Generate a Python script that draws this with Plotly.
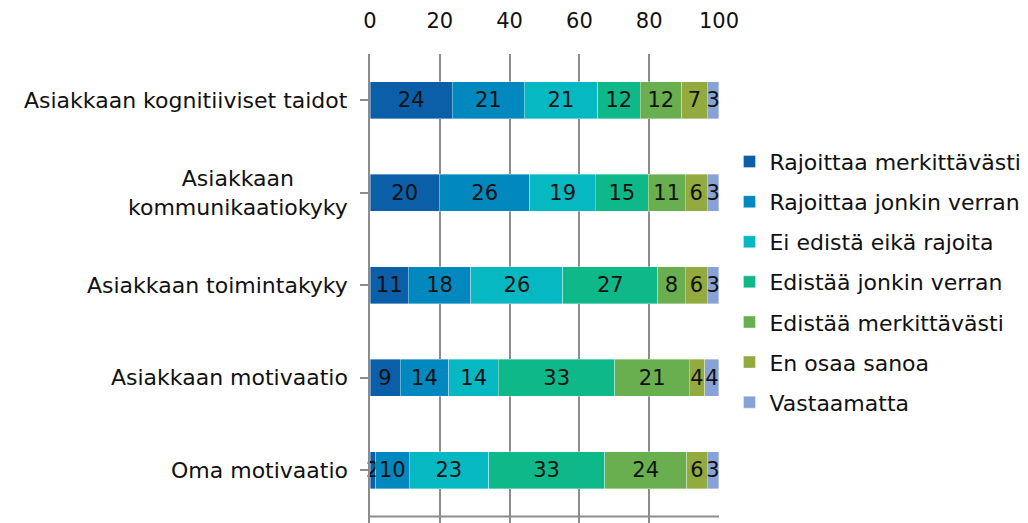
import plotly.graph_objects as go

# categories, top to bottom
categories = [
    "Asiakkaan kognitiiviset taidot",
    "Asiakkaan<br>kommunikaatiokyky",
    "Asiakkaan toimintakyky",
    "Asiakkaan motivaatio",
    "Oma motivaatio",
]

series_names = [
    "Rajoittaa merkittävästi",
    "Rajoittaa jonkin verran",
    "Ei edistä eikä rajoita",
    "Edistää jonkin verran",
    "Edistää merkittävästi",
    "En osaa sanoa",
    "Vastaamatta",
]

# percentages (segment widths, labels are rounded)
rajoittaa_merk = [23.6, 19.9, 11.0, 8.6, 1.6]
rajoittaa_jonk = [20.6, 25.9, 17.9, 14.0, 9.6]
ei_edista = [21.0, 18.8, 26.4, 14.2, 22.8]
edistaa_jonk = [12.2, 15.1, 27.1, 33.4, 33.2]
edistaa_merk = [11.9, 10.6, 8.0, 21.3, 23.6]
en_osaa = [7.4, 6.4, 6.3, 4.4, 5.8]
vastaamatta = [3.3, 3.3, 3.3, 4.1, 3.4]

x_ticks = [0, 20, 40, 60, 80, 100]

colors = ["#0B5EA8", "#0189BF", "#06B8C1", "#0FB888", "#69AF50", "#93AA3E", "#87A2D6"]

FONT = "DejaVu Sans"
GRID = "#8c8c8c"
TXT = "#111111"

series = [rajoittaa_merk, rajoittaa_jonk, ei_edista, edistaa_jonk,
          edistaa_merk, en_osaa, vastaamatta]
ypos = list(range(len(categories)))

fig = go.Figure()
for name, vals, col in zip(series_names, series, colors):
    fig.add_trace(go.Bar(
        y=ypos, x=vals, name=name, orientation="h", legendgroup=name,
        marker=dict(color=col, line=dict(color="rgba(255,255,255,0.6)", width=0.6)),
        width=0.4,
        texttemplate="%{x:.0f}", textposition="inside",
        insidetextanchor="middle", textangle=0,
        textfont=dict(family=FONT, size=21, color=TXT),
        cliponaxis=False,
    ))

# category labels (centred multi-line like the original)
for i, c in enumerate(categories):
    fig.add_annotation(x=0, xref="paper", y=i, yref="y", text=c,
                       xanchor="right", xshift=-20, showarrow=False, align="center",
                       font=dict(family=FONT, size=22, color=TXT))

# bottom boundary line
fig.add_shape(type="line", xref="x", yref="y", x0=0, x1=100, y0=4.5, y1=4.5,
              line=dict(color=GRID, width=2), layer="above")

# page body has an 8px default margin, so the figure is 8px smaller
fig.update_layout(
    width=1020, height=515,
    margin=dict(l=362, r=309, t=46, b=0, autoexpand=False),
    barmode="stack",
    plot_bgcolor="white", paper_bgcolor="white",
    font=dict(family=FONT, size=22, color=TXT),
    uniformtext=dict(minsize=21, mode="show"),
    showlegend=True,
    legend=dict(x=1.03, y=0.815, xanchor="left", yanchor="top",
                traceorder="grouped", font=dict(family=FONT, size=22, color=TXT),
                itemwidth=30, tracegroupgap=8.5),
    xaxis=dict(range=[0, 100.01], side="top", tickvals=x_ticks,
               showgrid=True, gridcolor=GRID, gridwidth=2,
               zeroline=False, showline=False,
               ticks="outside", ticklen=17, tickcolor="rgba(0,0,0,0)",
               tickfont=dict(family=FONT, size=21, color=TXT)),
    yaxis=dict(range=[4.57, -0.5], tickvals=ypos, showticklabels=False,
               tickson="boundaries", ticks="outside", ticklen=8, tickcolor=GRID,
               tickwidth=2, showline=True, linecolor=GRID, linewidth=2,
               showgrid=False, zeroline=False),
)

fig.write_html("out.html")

..........

• **Aim of the exercise**
Each line of the material must be retyped exactly, except that images are omitted.

• **Task result**
Generate a Python script that draws this with Plotly.
import plotly.graph_objects as go

# categories, top to bottom
categories = [
    "Asiakkaan kognitiiviset taidot",
    "Asiakkaan<br>kommunikaatiokyky",
    "Asiakkaan toimintakyky",
    "Asiakkaan motivaatio",
    "Oma motivaatio",
]

series_names = [
    "Rajoittaa merkittävästi",
    "Rajoittaa jonkin verran",
    "Ei edistä eikä rajoita",
    "Edistää jonkin verran",
    "Edistää merkittävästi",
    "En osaa sanoa",
    "Vastaamatta",
]

# percentages (segment widths, labels are rounded)
rajoittaa_merk = [23.6, 19.9, 11.0, 8.6, 1.6]
rajoittaa_jonk = [20.6, 25.9, 17.9, 14.0, 9.6]
ei_edista = [21.0, 18.8, 26.4, 14.2, 22.8]
edistaa_jonk = [12.2, 15.1, 27.1, 33.4, 33.2]
edistaa_merk = [11.9, 10.6, 8.0, 21.3, 23.6]
en_osaa = [7.4, 6.4, 6.3, 4.4, 5.8]
vastaamatta = [3.3, 3.3, 3.3, 4.1, 3.4]

x_ticks = [0, 20, 40, 60, 80, 100]

colors = ["#0B5EA8", "#0189BF", "#06B8C1", "#0FB888", "#69AF50", "#93AA3E", "#87A2D6"]

FONT = "DejaVu Sans"
GRID = "#8c8c8c"
TXT = "#111111"

series = [rajoittaa_merk, rajoittaa_jonk, ei_edista, edistaa_jonk,
          edistaa_merk, en_osaa, vastaamatta]
ypos = list(range(len(categories)))

fig = go.Figure()
for name, vals, col in zip(series_names, series, colors):
    fig.add_trace(go.Bar(
        y=ypos, x=vals, name=name, orientation="h", legendgroup=name,
        marker=dict(color=col, line=dict(color="rgba(255,255,255,0.6)", width=0.6)),
        width=0.4,
        texttemplate="%{x:.0f}", textposition="inside",
        insidetextanchor="middle", textangle=0,
        textfont=dict(family=FONT, size=21, color=TXT),
        cliponaxis=False,
    ))

# category labels (centred multi-line like the original)
for i, c in enumerate(categories):
    fig.add_annotation(x=0, xref="paper", y=i, yref="y", text=c,
                       xanchor="right", xshift=-20, showarrow=False, align="center",
                       font=dict(family=FONT, size=22, color=TXT))

# bottom boundary line
fig.add_shape(type="line", xref="x", yref="y", x0=0, x1=100, y0=4.5, y1=4.5,
              line=dict(color=GRID, width=2), layer="above")

# page body has an 8px default margin, so the figure is 8px smaller
fig.update_layout(
    width=1020, height=515,
    margin=dict(l=362, r=309, t=46, b=0, autoexpand=False),
    barmode="stack",
    plot_bgcolor="white", paper_bgcolor="white",
    font=dict(family=FONT, size=22, color=TXT),
    uniformtext=dict(minsize=21, mode="show"),
    showlegend=True,
    legend=dict(x=1.03, y=0.815, xanchor="left", yanchor="top",
                traceorder="grouped", font=dict(family=FONT, size=22, color=TXT),
                itemwidth=30, tracegroupgap=8.5),
    xaxis=dict(range=[0, 100.01], side="top", tickvals=x_ticks,
               showgrid=True, gridcolor=GRID, gridwidth=2,
               zeroline=False, showline=False,
               ticks="outside", ticklen=17, tickcolor="rgba(0,0,0,0)",
               tickfont=dict(family=FONT, size=21, color=TXT)),
    yaxis=dict(range=[4.57, -0.5], tickvals=ypos, showticklabels=False,
               tickson="boundaries", ticks="outside", ticklen=8, tickcolor=GRID,
               tickwidth=2, showline=True, linecolor=GRID, linewidth=2,
               showgrid=False, zeroline=False),
)

fig.write_html("out.html")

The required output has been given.